Hitchcock, whose 667-game run behind the Stars bench is longer than anybody else’s, was the Dallas coach the last time they were at the big dance in 2000. They lost to the New Jersey Devils in six games – the year after they won it all on Brett Hull’s disputed in-the-crease winner in overtime against Buffalo. So, Once a Star, Always a Star, and the same goes for current Oiler coach Dave Tippett, who ran their bench for 492 games over six seasons to form the second longest tenure.
Hitchcock’s 2000 Stars were the Grumpy Old Men — Guy Carbonneau, Derian Hatcher, Mike Keane, Kirk Muller — with the talent of Mike Modano and Hull and Sergei Zubov to go with the goalie making all the saves, Ed Belfour. The 2020 Stars have their 30somethings too: Joe Pavelski and Corey Perry, Blake Comeau and Andrej Sekera, all 34 or older. Then there’s steely-eyed captain Jamie Benn, who’s like a Western town sheriff, plus the wonderful talent of Miro Heiskanen, the artistry of John Klingberg on defence, the shooter Denis Gurianov, a deep four lines and a goalie battler Anton Khudobin.
Dallas has been good for years but hadn’t done enough to get this far.

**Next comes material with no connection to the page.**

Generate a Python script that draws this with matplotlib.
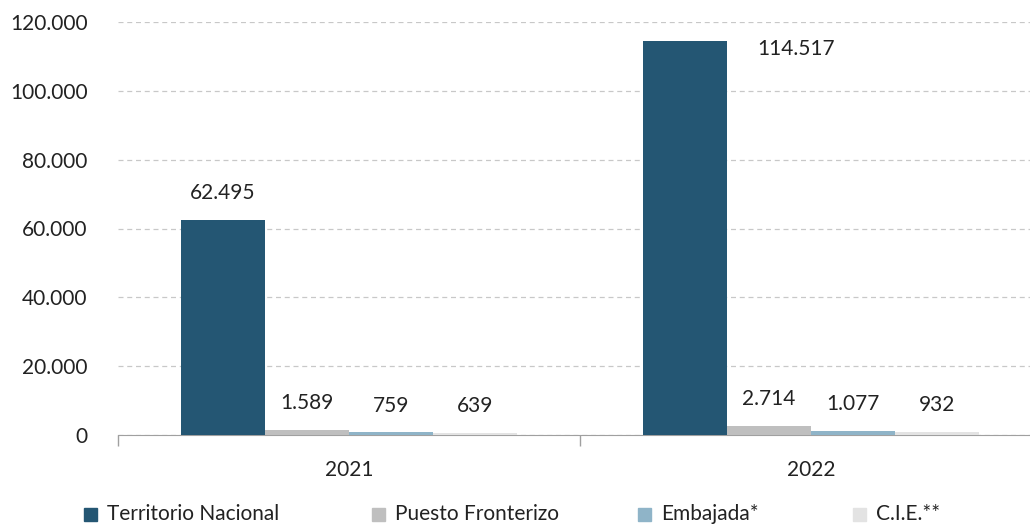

“You have to knock on the door a few times before you get in,” said Hitchcock, “and I looked at the four teams that were left and they all check like hell and compete on every puck, and it’s a matter of who does it a bit better. There’s real common ground here. They compete at the puck at a high level. Everybody talks about Dallas’s defence. But, really, they check like hell.
“The farther you go in the playoffs, it’s the old saying: Will over skill. The teams that get to the final four are better in the small games within the game.”
Memo to the Oiler players who went out meekly in the qualification series to Chicago: There’s a difference between working hard and competing hard to get the puck back, but that’s a story for another day.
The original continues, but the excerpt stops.